I'd also like to know which MPI implementation/version and which file system. Definitely strange that things work ok with 256 processes but not 300+.

Masterwater-y commented 1 month ago

I'd also like to know which MPI implementation/version and which file system. Definitely strange that things work ok with 256 processes but not 300+.

It's mpich-4.1.2 @roblatham00

Masterwater-y commented 1 month ago

ncmpi_create internally calls MPI_File_open. Can you try this small MPI-IO program to see whether the hanging is because of MPI-IO or PnetCDF? https://github.com/wkliao/mpi-io-examples/blob/master/mpi_file_open.c

I tried and it still hang, maybe it is because of MPI-IO @wkliao

wkliao commented 1 month ago

What file system are you writing to? Are the MPICH versions the same on all the hosts, i.e. controller1,compute1,compute2storage,compute3storage?

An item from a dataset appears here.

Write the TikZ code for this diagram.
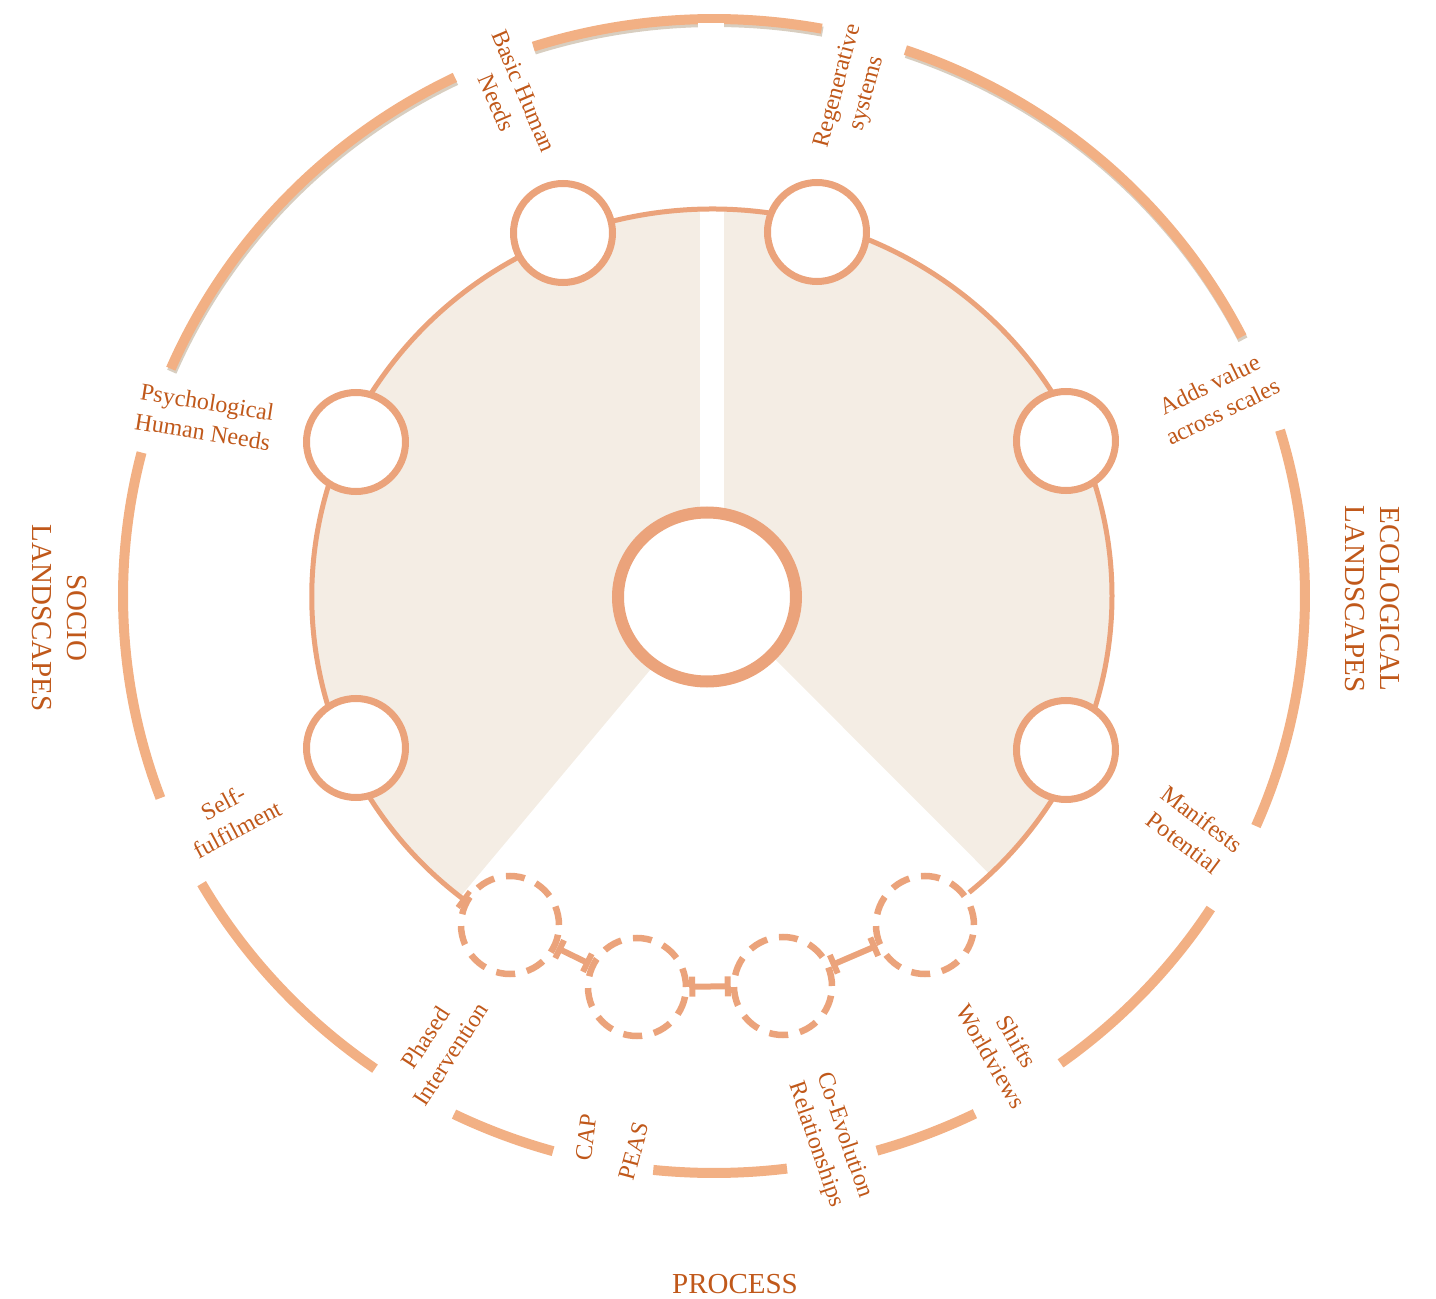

Can you try adding "ufs:" as a prefix to your output file name, i.e. ufs:./output.nc?

Masterwater-y commented 1 month ago

@wkliao it works,thank you so much! The MPICH versions are the same on all the hosts.

Masterwater-y commented 3 weeks ago

@wkliao Unfortunately, the issue with the stuck creation of output.nc has reappeared. Strangely enough, when I use mpirun -n 256 -hosts controller1,compute1,compute2storage,compute3storage ./test ufs:output.nc to run the program, everything works as expected. However, when I try to use a hostfile instead, mpirun -n 256 -f hostfile ./test ufs:output.nc the problem arises.

The hostfile is like controller1:64 compute1:64 compute2storage:64 compute3storage:64

wkliao commented 3 weeks ago

The problem may be the file system you are using. What file system are you using to store file 'output.nc'?